INSTRUCTION –
Find the lines containing "this" and say how many there are, with no other words.
--- Start of SOURCE MATERIAL ---
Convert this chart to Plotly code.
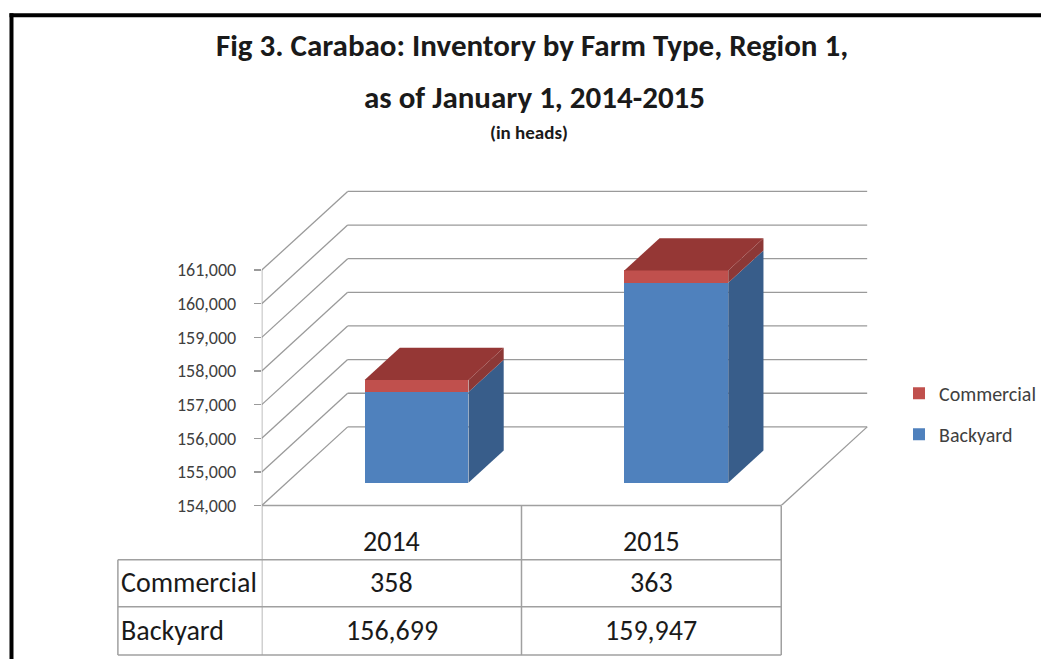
--- End of SOURCE MATERIAL ---
--- Start of SOURCE MATERIAL ---
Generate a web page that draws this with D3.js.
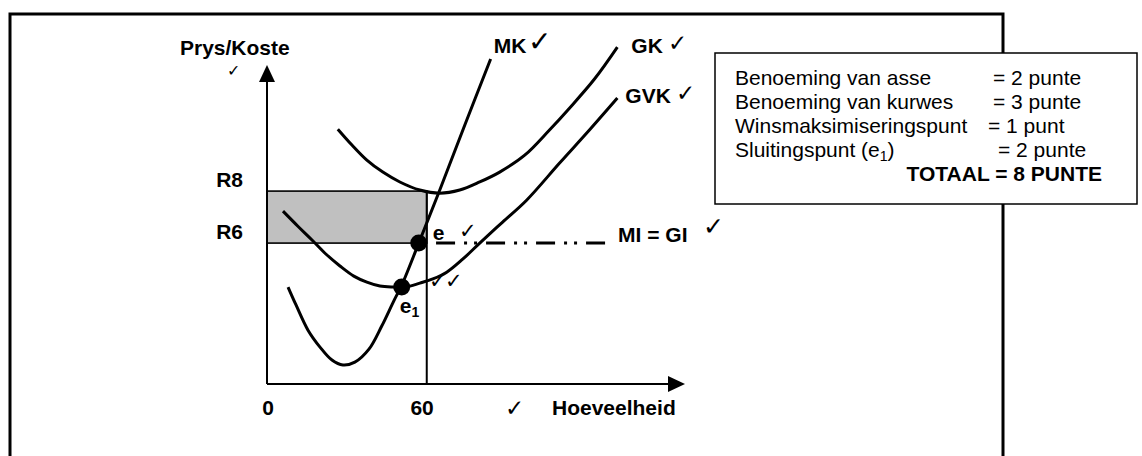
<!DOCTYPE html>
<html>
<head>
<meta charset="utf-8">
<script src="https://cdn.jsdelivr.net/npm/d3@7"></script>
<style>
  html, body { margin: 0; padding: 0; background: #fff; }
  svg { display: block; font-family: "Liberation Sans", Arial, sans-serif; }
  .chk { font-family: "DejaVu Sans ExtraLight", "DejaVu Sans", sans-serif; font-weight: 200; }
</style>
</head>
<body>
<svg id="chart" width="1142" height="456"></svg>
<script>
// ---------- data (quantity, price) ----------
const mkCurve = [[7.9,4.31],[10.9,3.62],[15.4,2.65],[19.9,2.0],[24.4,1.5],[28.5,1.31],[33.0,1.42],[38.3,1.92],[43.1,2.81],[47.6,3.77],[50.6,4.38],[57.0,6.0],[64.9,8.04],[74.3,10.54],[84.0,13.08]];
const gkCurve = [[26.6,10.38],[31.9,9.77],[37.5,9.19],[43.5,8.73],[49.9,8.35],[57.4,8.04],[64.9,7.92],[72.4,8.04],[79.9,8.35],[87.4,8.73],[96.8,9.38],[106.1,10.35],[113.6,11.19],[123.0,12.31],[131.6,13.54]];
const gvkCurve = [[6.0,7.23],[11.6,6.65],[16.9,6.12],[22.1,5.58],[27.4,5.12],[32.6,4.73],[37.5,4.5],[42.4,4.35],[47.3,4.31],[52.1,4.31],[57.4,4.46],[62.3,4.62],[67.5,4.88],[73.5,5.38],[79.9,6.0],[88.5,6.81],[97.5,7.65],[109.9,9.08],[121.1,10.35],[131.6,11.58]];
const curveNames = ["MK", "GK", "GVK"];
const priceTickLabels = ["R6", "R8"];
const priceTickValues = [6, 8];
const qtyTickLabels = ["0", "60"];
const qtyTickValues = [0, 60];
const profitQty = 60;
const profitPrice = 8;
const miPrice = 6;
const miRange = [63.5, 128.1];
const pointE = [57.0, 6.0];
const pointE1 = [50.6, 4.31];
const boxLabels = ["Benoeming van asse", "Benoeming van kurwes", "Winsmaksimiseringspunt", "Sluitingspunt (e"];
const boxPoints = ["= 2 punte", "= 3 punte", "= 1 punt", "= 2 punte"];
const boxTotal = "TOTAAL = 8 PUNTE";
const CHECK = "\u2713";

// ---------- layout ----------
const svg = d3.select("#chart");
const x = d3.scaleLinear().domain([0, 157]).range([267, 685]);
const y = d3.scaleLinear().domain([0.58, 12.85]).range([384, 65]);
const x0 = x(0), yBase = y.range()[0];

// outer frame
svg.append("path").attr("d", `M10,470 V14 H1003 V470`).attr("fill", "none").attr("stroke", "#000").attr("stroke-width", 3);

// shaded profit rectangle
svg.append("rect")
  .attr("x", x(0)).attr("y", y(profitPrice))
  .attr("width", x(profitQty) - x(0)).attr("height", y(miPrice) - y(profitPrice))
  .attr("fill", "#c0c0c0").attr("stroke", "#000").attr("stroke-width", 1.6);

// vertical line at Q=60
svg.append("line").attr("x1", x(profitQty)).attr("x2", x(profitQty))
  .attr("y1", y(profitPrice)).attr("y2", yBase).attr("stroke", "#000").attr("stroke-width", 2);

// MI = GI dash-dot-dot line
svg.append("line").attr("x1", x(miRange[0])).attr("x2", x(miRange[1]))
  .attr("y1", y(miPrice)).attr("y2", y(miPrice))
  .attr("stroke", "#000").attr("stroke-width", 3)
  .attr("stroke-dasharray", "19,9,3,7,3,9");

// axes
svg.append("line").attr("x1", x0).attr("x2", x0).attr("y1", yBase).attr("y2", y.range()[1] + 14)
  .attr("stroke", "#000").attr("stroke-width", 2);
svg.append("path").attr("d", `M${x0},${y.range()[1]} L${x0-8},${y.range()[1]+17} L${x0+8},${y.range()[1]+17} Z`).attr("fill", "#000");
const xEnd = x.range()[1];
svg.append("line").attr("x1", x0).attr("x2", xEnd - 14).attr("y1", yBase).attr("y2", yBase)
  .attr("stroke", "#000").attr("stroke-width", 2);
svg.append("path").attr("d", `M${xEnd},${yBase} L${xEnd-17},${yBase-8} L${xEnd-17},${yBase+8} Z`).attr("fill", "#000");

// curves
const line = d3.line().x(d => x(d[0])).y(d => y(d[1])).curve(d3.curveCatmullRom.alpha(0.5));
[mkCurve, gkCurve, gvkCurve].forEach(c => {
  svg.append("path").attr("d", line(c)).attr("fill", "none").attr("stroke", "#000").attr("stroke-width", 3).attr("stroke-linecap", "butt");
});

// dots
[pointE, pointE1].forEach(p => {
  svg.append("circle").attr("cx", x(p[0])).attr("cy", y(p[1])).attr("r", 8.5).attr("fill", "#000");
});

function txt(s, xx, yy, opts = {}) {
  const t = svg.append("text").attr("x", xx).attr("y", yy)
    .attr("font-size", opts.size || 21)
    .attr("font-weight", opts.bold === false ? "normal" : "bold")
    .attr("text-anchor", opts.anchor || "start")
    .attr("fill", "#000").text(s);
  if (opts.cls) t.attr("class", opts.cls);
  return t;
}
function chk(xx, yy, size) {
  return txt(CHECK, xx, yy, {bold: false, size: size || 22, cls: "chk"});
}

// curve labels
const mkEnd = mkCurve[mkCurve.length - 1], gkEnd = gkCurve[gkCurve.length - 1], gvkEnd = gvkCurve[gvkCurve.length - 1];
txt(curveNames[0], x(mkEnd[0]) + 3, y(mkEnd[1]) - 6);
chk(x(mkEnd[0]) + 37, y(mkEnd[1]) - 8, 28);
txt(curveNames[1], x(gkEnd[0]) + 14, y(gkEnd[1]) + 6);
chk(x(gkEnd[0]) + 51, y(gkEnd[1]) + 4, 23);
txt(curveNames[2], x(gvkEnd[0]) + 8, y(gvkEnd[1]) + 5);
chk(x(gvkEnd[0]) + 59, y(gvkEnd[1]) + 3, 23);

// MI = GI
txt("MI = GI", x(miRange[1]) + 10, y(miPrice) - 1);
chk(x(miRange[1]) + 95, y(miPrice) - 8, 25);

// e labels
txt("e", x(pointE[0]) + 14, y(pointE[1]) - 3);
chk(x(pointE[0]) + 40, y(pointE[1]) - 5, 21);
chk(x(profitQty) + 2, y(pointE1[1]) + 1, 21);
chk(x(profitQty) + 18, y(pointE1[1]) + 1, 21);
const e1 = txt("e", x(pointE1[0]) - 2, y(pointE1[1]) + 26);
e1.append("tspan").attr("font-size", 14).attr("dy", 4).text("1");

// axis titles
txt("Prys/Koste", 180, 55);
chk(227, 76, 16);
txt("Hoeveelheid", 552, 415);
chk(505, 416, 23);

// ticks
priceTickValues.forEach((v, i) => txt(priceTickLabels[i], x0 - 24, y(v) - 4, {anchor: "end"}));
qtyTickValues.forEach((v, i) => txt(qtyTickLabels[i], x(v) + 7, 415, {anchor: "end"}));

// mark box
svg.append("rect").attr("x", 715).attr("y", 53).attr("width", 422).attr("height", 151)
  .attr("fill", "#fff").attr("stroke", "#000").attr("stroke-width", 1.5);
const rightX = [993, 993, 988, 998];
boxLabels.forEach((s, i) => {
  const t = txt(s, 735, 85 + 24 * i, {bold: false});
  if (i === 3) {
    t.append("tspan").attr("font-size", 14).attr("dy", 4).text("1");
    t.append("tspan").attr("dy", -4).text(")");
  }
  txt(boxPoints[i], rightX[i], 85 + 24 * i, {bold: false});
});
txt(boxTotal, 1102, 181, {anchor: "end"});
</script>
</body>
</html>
--- End of SOURCE MATERIAL ---
WRITTEN ANSWER –
2